といっても、わたしは、日記の記述そのものをもって、そのまま事実と信じることは滅多にない。ただある事実を、彼がどう受けとめていたかという点に興味があるだけで、事実そのものは、日記の記述とは別に、厳としてあるのが常であるように思う。
これはわたし自身もかつて書いたし、その後他の人もどこかで触れていたように思うが、永井荷風晩年の日記と、そのころ彼が寄寓していた先の杵屋五叟の日記というのがある。両者を対照して読むと実に面白い。一つの出来事が、双方においてどんなにちがって受けとめられているか、これほど愉快な記録もちょっとめずらしい。
要するに、すべて日記はウソである。体のいい自己弁明でなければ、あわれむべきナルシシズムにすぎぬ。それはそれで面白く、貴重であることにまちがいないが、そんな奇妙な文献、自分で遺して死ぬ気など毛頭ない。

一々名前はあげぬが、わたしの知るだけでも、筆者自身によって焼き棄てられた日記、また、遺族の手によって同じ運命にあった日記というのが、少なくない。惜しむ声もわからぬではないが、わたしはむしろそうした処置のとられなかったことの方を、お気の毒に思う。

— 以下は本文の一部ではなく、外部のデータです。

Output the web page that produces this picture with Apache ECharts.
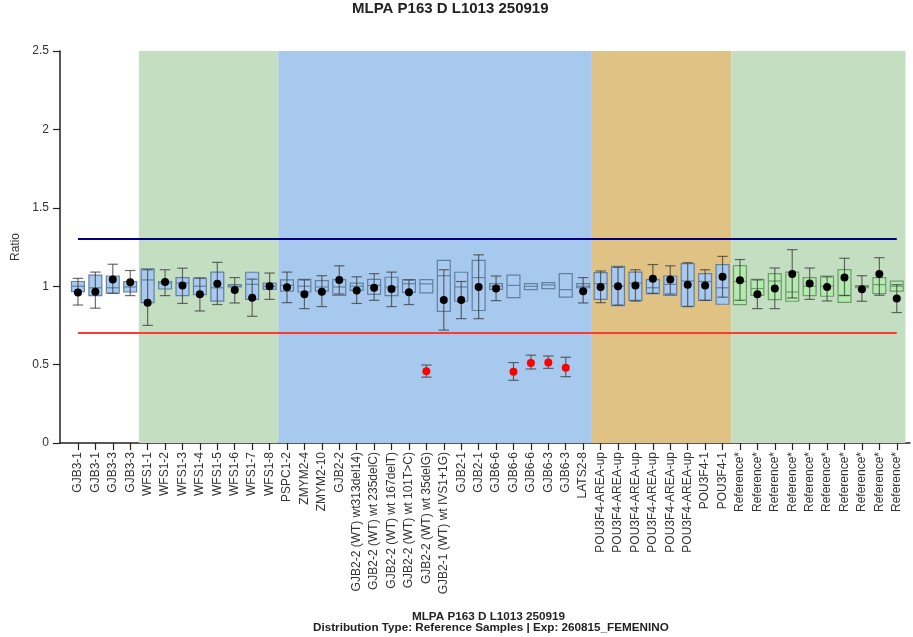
<!DOCTYPE html>
<html>
<head>
<meta charset="utf-8">
<script src="https://cdn.jsdelivr.net/npm/echarts@6/dist/echarts.min.js"></script>
<style>html,body{margin:0;padding:0;background:#fff}#c{width:913px;height:637px}</style>
</head>
<body>
<div id="c"></div>
<script>
const categories = ['GJB3-1','GJB3-1','GJB3-3','GJB3-3','WFS1-1','WFS1-2','WFS1-3','WFS1-4','WFS1-5','WFS1-6','WFS1-7','WFS1-8',
  'PSPC1-2','ZMYM2-4','ZMYM2-10','GJB2-2','GJB2-2 (WT) wt313del14)','GJB2-2 (WT) wt 235delC)','GJB2-2 (WT) wt 167delT)','GJB2-2 (WT) wt 101T>C)','GJB2-2 (WT) wt 35delG)','GJB2-1 (WT) wt IVS1+1G)',
  'GJB2-1','GJB2-1','GJB6-6','GJB6-6','GJB6-6','GJB6-3','GJB6-3','LATS2-8',
  'POU3F4-AREA-up','POU3F4-AREA-up','POU3F4-AREA-up','POU3F4-AREA-up','POU3F4-AREA-up','POU3F4-AREA-up','POU3F4-1','POU3F4-1',
  'Reference*','Reference*','Reference*','Reference*','Reference*','Reference*','Reference*','Reference*','Reference*','Reference*'];
const boxQ1 = [0.965,0.94,0.955,0.963,0.895,0.982,0.94,0.946,0.905,0.995,0.916,0.98,
  0.968,0.963,0.968,0.942,0.974,0.948,0.94,0.961,0.957,0.84,
  0.904,0.845,0.98,0.927,0.978,0.985,0.93,0.99,
  0.916,0.876,0.91,0.953,0.942,0.872,0.91,0.885,
  0.883,0.942,0.915,0.904,0.94,0.936,0.897,0.99,0.953,0.968];
const boxMedian = [1.0,0.99,0.99,0.995,1.04,1.02,1.02,1.0,0.99,1.0,1.012,1.0,
  1.005,1.0,0.995,0.995,1.0,1.005,0.995,1.016,1.015,1.067,
  0.995,1.055,1.0,1.005,0.999,1.008,0.978,1.0,
  1.016,1.0,1.02,0.99,1.012,1.033,1.03,0.99,
  1.03,0.985,1.033,0.963,1.0,1.0,0.942,0.998,1.01,1.0];
const boxQ3 = [1.03,1.07,1.065,1.03,1.11,1.03,1.055,1.052,1.09,1.01,1.089,1.02,
  1.04,1.044,1.036,1.042,1.02,1.044,1.057,1.042,1.042,1.165,
  1.089,1.165,1.017,1.07,1.017,1.023,1.08,1.017,
  1.087,1.127,1.09,1.042,1.065,1.144,1.08,1.138,
  1.131,1.044,1.08,1.09,1.055,1.065,1.106,1.004,1.055,1.033];
const ratio = [0.96,0.965,1.042,1.025,0.895,1.027,1.005,0.948,1.015,0.975,0.927,1.0,
  0.993,0.948,0.965,1.04,0.972,0.99,0.982,0.961,0.457,0.912,
  0.912,0.995,0.985,0.455,0.51,0.513,0.48,0.968,
  0.995,0.999,1.005,1.048,1.042,1.01,1.005,1.06,
  1.038,0.948,0.985,1.078,1.017,0.995,1.055,0.98,1.078,0.921];
const errLow = [0.88,0.86,0.955,0.94,0.75,0.94,0.89,0.842,0.883,0.893,0.808,0.916,
  0.895,0.857,0.87,0.95,0.89,0.91,0.87,0.883,0.42,0.72,
  0.793,0.793,0.908,0.40,0.472,0.476,0.423,0.893,
  0.895,0.88,0.905,0.955,0.95,0.87,0.91,0.93,
  0.91,0.857,0.857,0.925,0.916,0.906,0.94,0.904,0.942,0.832];
const errHigh = [1.05,1.09,1.14,1.10,1.105,1.105,1.115,1.052,1.152,1.055,1.045,1.084,
  1.09,1.04,1.067,1.13,1.06,1.08,1.09,1.04,0.497,1.105,
  1.03,1.2,1.065,0.513,0.56,0.555,0.547,1.055,
  1.097,1.12,1.105,1.138,1.13,1.15,1.105,1.19,
  1.17,1.04,1.116,1.233,1.116,1.06,1.178,1.067,1.182,1.01];
const yTicks = [0, 0.5, 1, 1.5, 2, 2.5];
const upperLimit = 1.3;
const lowerLimit = 0.7;
// category groups shaded behind the plot (first and last category index)
const groupFirst = [4, 12, 30, 38];
const groupLast = [11, 29, 37, 47];

const FONT = 'Liberation Sans, Arial, Helvetica, sans-serif';
const groupColors = ['#c4dec2', '#a7c9ee', '#dfc284', '#c4dec2'];
const idx = categories.map((_, i) => i);

const chart = echarts.init(document.getElementById('c'), null, {renderer: 'canvas'});
const option = {
  animation: false,
  backgroundColor: '#fff',
  title: [
    {text: 'MLPA P163 D L1013 250919', left: 352, top: 1.5, padding: 0,
     textStyle: {fontFamily: FONT, fontSize: 15, fontWeight: 'bold', color: '#222'}},
    {text: 'MLPA P163 D L1013 250919', left: 412, top: 611, padding: 0,
     textStyle: {fontFamily: FONT, fontSize: 11.7, fontWeight: 'bold', color: '#222'}},
    {text: 'Distribution Type: Reference Samples | Exp: 260815_FEMENINO', left: 313, top: 622, padding: 0,
     textStyle: {fontFamily: FONT, fontSize: 11.7, fontWeight: 'bold', color: '#222'}}
  ],
  grid: {left: 60, right: 3, top: 51, bottom: 194, containLabel: false},
  xAxis: {
    type: 'value', min: -1.03, max: 47.76,
    splitLine: {show: false},
    axisLine: {show: true, onZero: false, lineStyle: {color: '#222', width: 1.5}},
    axisTick: {show: true, length: 7, lineStyle: {color: '#222', width: 1.2}, customValues: idx},
    axisLabel: {show: true, rotate: 90, margin: 9, fontFamily: FONT, fontSize: 12, color: '#333',
      customValues: idx, formatter: v => categories[Math.round(v)] || ''}
  },
  yAxis: {
    type: 'value', min: 0, max: 2.5, interval: 0.5,
    name: 'Ratio', nameLocation: 'middle', nameGap: 37, nameRotate: 90,
    nameTextStyle: {fontFamily: FONT, fontSize: 12, color: '#333'},
    splitLine: {show: false},
    axisLine: {show: true, onZero: false, lineStyle: {color: '#222', width: 1.5}},
    axisTick: {show: true, inside: false, length: 7, lineStyle: {color: '#222', width: 1.2}, customValues: yTicks},
    axisLabel: {fontFamily: FONT, fontSize: 12, color: '#333', margin: 11, customValues: yTicks,
      formatter: v => String(v)}
  },
  series: [
    {
      type: 'custom', name: 'bands', z: 1, silent: true,
      data: [],
      renderItem: () => null,
      markArea: {
        silent: true,
        data: groupFirst.map((f, k) => [
          {xAxis: f - 0.5, yAxis: 0, itemStyle: {color: groupColors[k]}},
          {xAxis: groupLast[k] + 0.5, yAxis: 2.5}
        ])
      },
      markLine: {
        silent: true, symbol: 'none', label: {show: false},
        data: [
          [{coord: [0, upperLimit], lineStyle: {color: '#000080', width: 2, type: 'solid'}}, {coord: [categories.length - 1, upperLimit]}],
          [{coord: [0, lowerLimit], lineStyle: {color: '#ff3b30', width: 2, type: 'solid'}}, {coord: [categories.length - 1, lowerLimit]}]
        ]
      }
    },
    {
      type: 'custom', name: 'reference box', z: 3,
      data: idx.map(i => [i, boxQ1[i], boxMedian[i], boxQ3[i]]),
      encode: {x: 0, y: [1, 2, 3]},
      renderItem: (params, api) => {
        const x = api.value(0);
        const pT = api.coord([x, api.value(3)]);
        const pB = api.coord([x, api.value(1)]);
        const pM = api.coord([x, api.value(2)]);
        const w = api.size([1, 0])[0] * 0.74;
        const isRef = categories[x].indexOf('Reference') === 0;
        const fill = isRef ? '#b3ebae' : '#a8caf0';
        const stroke = isRef ? '#6f9a6c' : '#62809f';
        return {type: 'group', children: [
          {type: 'rect', shape: {x: pT[0] - w / 2, y: pT[1], width: w, height: pB[1] - pT[1]},
           style: {fill: fill, stroke: stroke, lineWidth: 1.2}},
          {type: 'line', shape: {x1: pM[0] - w / 2, y1: pM[1], x2: pM[0] + w / 2, y2: pM[1]},
           style: {stroke: stroke, lineWidth: 1.2}}
        ]};
      }
    },
    {
      type: 'custom', name: 'error', z: 4,
      data: idx.map(i => [i, errLow[i], errHigh[i]]),
      encode: {x: 0, y: [1, 2]},
      renderItem: (params, api) => {
        const x = api.value(0);
        const pL = api.coord([x, api.value(1)]);
        const pH = api.coord([x, api.value(2)]);
        const c = api.size([1, 0])[0] * 0.3;
        const st = {stroke: 'rgba(60,60,60,0.75)', lineWidth: 1.2};
        return {type: 'group', children: [
          {type: 'line', shape: {x1: pL[0], y1: pL[1], x2: pH[0], y2: pH[1]}, style: st},
          {type: 'line', shape: {x1: pL[0] - c, y1: pL[1], x2: pL[0] + c, y2: pL[1]}, style: st},
          {type: 'line', shape: {x1: pH[0] - c, y1: pH[1], x2: pH[0] + c, y2: pH[1]}, style: st}
        ]};
      }
    },
    {
      type: 'scatter', name: 'ratio', z: 5,
      symbol: 'circle', symbolSize: 8,
      data: idx.map(i => [i, ratio[i]]),
      itemStyle: {
        color: p => (p.value[1] < lowerLimit || p.value[1] > upperLimit) ? '#ff0000' : '#000000',
        opacity: 1
      }
    }
  ]
};
chart.setOption(option);
</script>
</body>
</html>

これも名前は憚るが、ずいぶんこれといった著名人の中に、家人にも知られては困るプライヴァシーを、綿々と秘密日記に書き綴った揚句、生前に処理を忘れた?ばかりに、死後伝記研究家などという好事家に掘り出され、いい恰好の食いものにされている人物もいる。第三者には面白いかもしれぬが、果して当人にはどんなものか。 
人間、いつ脳卒中心筋梗塞で頓死せぬとは保証しえぬ。研究といえば聞えはいいが、奇妙なノゾキ趣味の餌食になりたくなければ-もっとも安全な方法は、日記などというくだらないものをまず書かぬことである。呵々。